----- EXTRACTED MATERIAL -----
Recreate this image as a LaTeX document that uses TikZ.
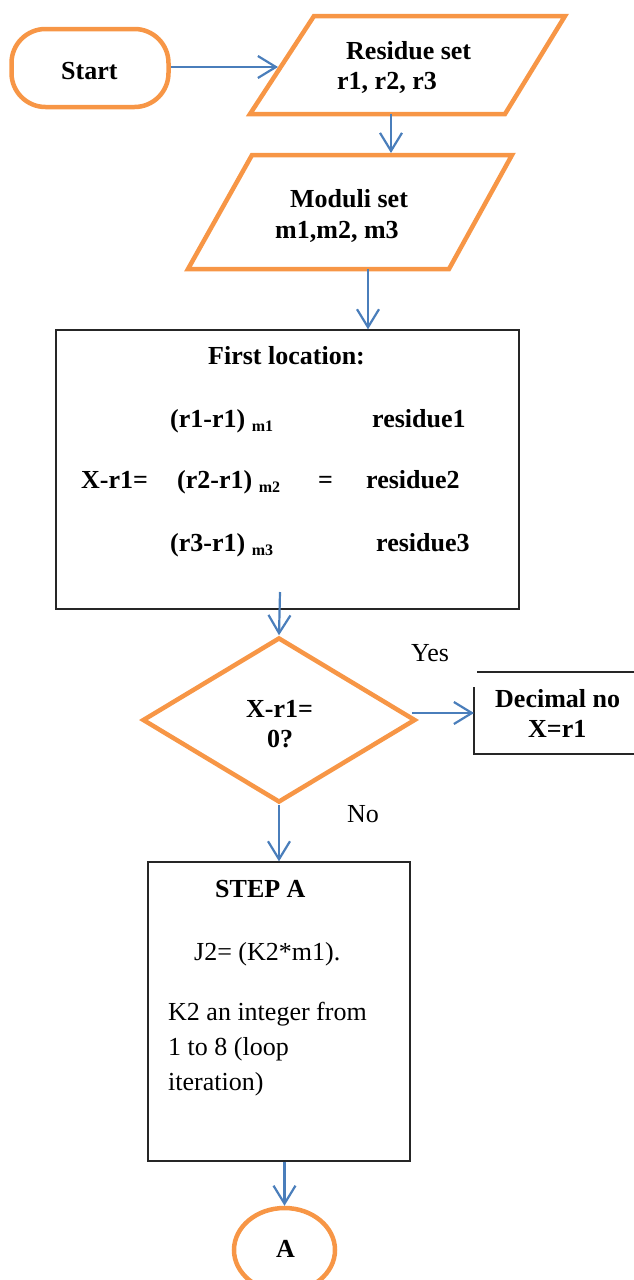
\documentclass[tikz,border=0pt]{standalone}
\usepackage{fontspec}
\setmainfont{Liberation Serif}
\usetikzlibrary{arrows.meta,shapes.geometric}
\definecolor{flowor}{HTML}{F79646}
\definecolor{flowbl}{HTML}{4A7EBB}
\definecolor{boxln}{HTML}{262626}
\begin{document}
\begin{tikzpicture}[x=1pt,y=-1pt,
  every node/.style={inner sep=0pt},
  bt/.style={font=\fontsize{26}{31}\selectfont\bfseries, anchor=base west},
  rt/.style={font=\fontsize{26}{31}\selectfont, anchor=base west},
  iobox/.style={draw=flowor, line width=4.5pt, line join=miter},
  termbox/.style={draw=flowor, line width=4.5pt},
  procbox/.style={draw=boxln, line width=1.3pt, rectangle},
  flow/.style={draw=flowbl, line width=2.2pt, -{Straight Barb[length=18pt,width=22pt]}},
]
\clip (0,0) rectangle (634,1280);

% start terminator
\node[termbox, rectangle, rounded corners=34pt, minimum width=157pt, minimum height=78pt] (start) at (90,68) {};
\node[bt] (starttxt) at (61,79) {Start};

% residue set input
\coordinate (res-tl) at (314,16);
\coordinate (res-tr) at (565,16);
\coordinate (res-br) at (505,114);
\coordinate (res-bl) at (250,114);
\draw[iobox] (res-tl) -- (res-tr) -- (res-br) -- (res-bl) -- cycle;
\node[bt] (restxt1) at (346,59) {Residue set};
\node[bt] (restxt2) at (337,89) {r1, r2, r3};
\coordinate (res-in) at (278,67);
\coordinate (res-out) at (391,114);

% moduli set input
\coordinate (mod-tl) at (252,155);
\coordinate (mod-tr) at (512,155);
\coordinate (mod-br) at (449,269);
\coordinate (mod-bl) at (188,269);
\draw[iobox] (mod-tl) -- (mod-tr) -- (mod-br) -- (mod-bl) -- cycle;
\node[bt] (modtxt1) at (290,207) {Moduli set};
\node[bt] (modtxt2) at (275,238) {m1,m2, m3};
\coordinate (mod-in) at (391,153);
\coordinate (mod-out) at (368,269);

% first location process
\node[procbox, minimum width=463pt, minimum height=279pt] (first) at (287.5,469.5) {};
\node[bt] (firsttitle) at (208,364) {First location:};
\node[bt] (row1a) at (170,427) {(r1-r1) \raisebox{-4pt}{\fontsize{16}{16}\selectfont m1}};
\node[bt] (row1b) at (372,427) {residue1};
\node[bt] (row2x) at (81,488) {X-r1=};
\node[bt] (row2a) at (177,488) {(r2-r1) \raisebox{-4pt}{\fontsize{16}{16}\selectfont m2}};
\node[bt] (row2e) at (318,488) {=};
\node[bt] (row2b) at (366,488) {residue2};
\node[bt] (row3a) at (170,551) {(r3-r1) \raisebox{-4pt}{\fontsize{16}{16}\selectfont m3}};
\node[bt] (row3b) at (376,551) {residue3};
\coordinate (first-out) at (280,592);

% decision
\node[termbox, diamond, minimum width=273pt, minimum height=165pt] (dia) at (279,720) {};
\node[bt] (diatxt1) at (246,717) {X-r1=};
\node[bt] (diatxt2) at (267,747) {0?};
\node[rt] (yes) at (411,661) {Yes};
\node[rt] (no) at (347,822) {No};

% decimal result (open frame)
\coordinate (dec-in) at (474,713);
\draw[boxln, line width=1.3pt] (477,672) -- (640,672);
\draw[boxln, line width=1.3pt] (474,687) -- (474,754) -- (640,754);
\node[bt] (dectxt1) at (495,707) {Decimal no};
\node[bt] (dectxt2) at (528,737) {X=r1};

% step A process
\node[procbox, minimum width=262pt, minimum height=299pt] (step) at (279,1011.5) {};
\node[bt] (steptitle) at (215,897) {STEP A};
\node[rt] (steptxt1) at (194,960) {J2= (K2*m1).};
\node[rt] (steptxt2) at (168,1020) {K2 an integer from};
\node[rt] (steptxt3) at (168,1055) {1 to 8 (loop};
\node[rt] (steptxt4) at (168,1090) {iteration)};

% connector A
\node[termbox, ellipse, minimum width=101pt, minimum height=84pt] (conA) at (284.5,1250) {};
\node[bt] (conAtxt) at (276,1257) {A};

% connectors
\draw[flow] (start.east |- res-in) -- (res-in);
\draw[flow] (res-out) -- (mod-in);
\draw[flow] (mod-out) -- (mod-out |- first.north);
\draw[flow] (first-out) -- (dia.north);
\draw[flow] ([xshift=-6pt,yshift=7pt]dia.east) -- (dec-in);
\draw[flow] (dia.south) -- (dia.south |- step.north);
\draw[flow] (conA.north |- step.south) -- (conA.north);
\end{tikzpicture}
\end{document}
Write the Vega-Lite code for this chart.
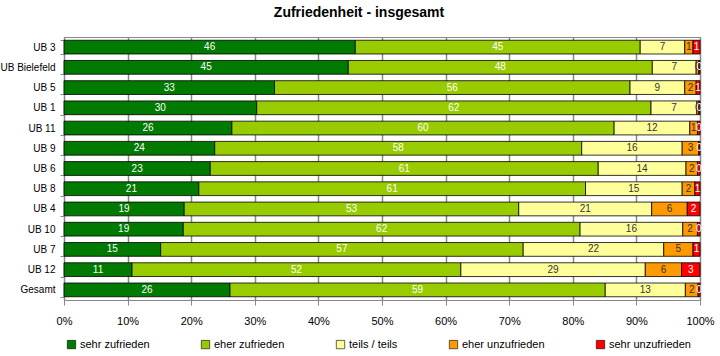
-----
▶ _GIVEN TASK_
In the copy, include all records verbatim but no images.

▶ _COMPLETE ANSWER_
Recreate this image as a LaTeX document that uses TikZ.
\documentclass[tikz,border=0pt]{standalone}
\usepackage{fontspec}
\setmainfont{Liberation Serif}
\usetikzlibrary{arrows.meta,shapes.geometric}
\definecolor{flowor}{HTML}{F79646}
\definecolor{flowbl}{HTML}{4A7EBB}
\definecolor{boxln}{HTML}{262626}
\begin{document}
\begin{tikzpicture}[x=1pt,y=-1pt,
  every node/.style={inner sep=0pt},
  bt/.style={font=\fontsize{26}{31}\selectfont\bfseries, anchor=base west},
  rt/.style={font=\fontsize{26}{31}\selectfont, anchor=base west},
  iobox/.style={draw=flowor, line width=4.5pt, line join=miter},
  termbox/.style={draw=flowor, line width=4.5pt},
  procbox/.style={draw=boxln, line width=1.3pt, rectangle},
  flow/.style={draw=flowbl, line width=2.2pt, -{Straight Barb[length=18pt,width=22pt]}},
]
\clip (0,0) rectangle (634,1280);

% start terminator
\node[termbox, rectangle, rounded corners=34pt, minimum width=157pt, minimum height=78pt] (start) at (90,68) {};
\node[bt] (starttxt) at (61,79) {Start};

% residue set input
\coordinate (res-tl) at (314,16);
\coordinate (res-tr) at (565,16);
\coordinate (res-br) at (505,114);
\coordinate (res-bl) at (250,114);
\draw[iobox] (res-tl) -- (res-tr) -- (res-br) -- (res-bl) -- cycle;
\node[bt] (restxt1) at (346,59) {Residue set};
\node[bt] (restxt2) at (337,89) {r1, r2, r3};
\coordinate (res-in) at (278,67);
\coordinate (res-out) at (391,114);

% moduli set input
\coordinate (mod-tl) at (252,155);
\coordinate (mod-tr) at (512,155);
\coordinate (mod-br) at (449,269);
\coordinate (mod-bl) at (188,269);
\draw[iobox] (mod-tl) -- (mod-tr) -- (mod-br) -- (mod-bl) -- cycle;
\node[bt] (modtxt1) at (290,207) {Moduli set};
\node[bt] (modtxt2) at (275,238) {m1,m2, m3};
\coordinate (mod-in) at (391,153);
\coordinate (mod-out) at (368,269);

% first location process
\node[procbox, minimum width=463pt, minimum height=279pt] (first) at (287.5,469.5) {};
\node[bt] (firsttitle) at (208,364) {First location:};
\node[bt] (row1a) at (170,427) {(r1-r1) \raisebox{-4pt}{\fontsize{16}{16}\selectfont m1}};
\node[bt] (row1b) at (372,427) {residue1};
\node[bt] (row2x) at (81,488) {X-r1=};
\node[bt] (row2a) at (177,488) {(r2-r1) \raisebox{-4pt}{\fontsize{16}{16}\selectfont m2}};
\node[bt] (row2e) at (318,488) {=};
\node[bt] (row2b) at (366,488) {residue2};
\node[bt] (row3a) at (170,551) {(r3-r1) \raisebox{-4pt}{\fontsize{16}{16}\selectfont m3}};
\node[bt] (row3b) at (376,551) {residue3};
\coordinate (first-out) at (280,592);

% decision
\node[termbox, diamond, minimum width=273pt, minimum height=165pt] (dia) at (279,720) {};
\node[bt] (diatxt1) at (246,717) {X-r1=};
\node[bt] (diatxt2) at (267,747) {0?};
\node[rt] (yes) at (411,661) {Yes};
\node[rt] (no) at (347,822) {No};

% decimal result (open frame)
\coordinate (dec-in) at (474,713);
\draw[boxln, line width=1.3pt] (477,672) -- (640,672);
\draw[boxln, line width=1.3pt] (474,687) -- (474,754) -- (640,754);
\node[bt] (dectxt1) at (495,707) {Decimal no};
\node[bt] (dectxt2) at (528,737) {X=r1};

% step A process
\node[procbox, minimum width=262pt, minimum height=299pt] (step) at (279,1011.5) {};
\node[bt] (steptitle) at (215,897) {STEP A};
\node[rt] (steptxt1) at (194,960) {J2= (K2*m1).};
\node[rt] (steptxt2) at (168,1020) {K2 an integer from};
\node[rt] (steptxt3) at (168,1055) {1 to 8 (loop};
\node[rt] (steptxt4) at (168,1090) {iteration)};

% connector A
\node[termbox, ellipse, minimum width=101pt, minimum height=84pt] (conA) at (284.5,1250) {};
\node[bt] (conAtxt) at (276,1257) {A};

% connectors
\draw[flow] (start.east |- res-in) -- (res-in);
\draw[flow] (res-out) -- (mod-in);
\draw[flow] (mod-out) -- (mod-out |- first.north);
\draw[flow] (first-out) -- (dia.north);
\draw[flow] ([xshift=-6pt,yshift=7pt]dia.east) -- (dec-in);
\draw[flow] (dia.south) -- (dia.south |- step.north);
\draw[flow] (conA.north |- step.south) -- (conA.north);
\end{tikzpicture}
\end{document}
Write the Vega-Lite code for this chart.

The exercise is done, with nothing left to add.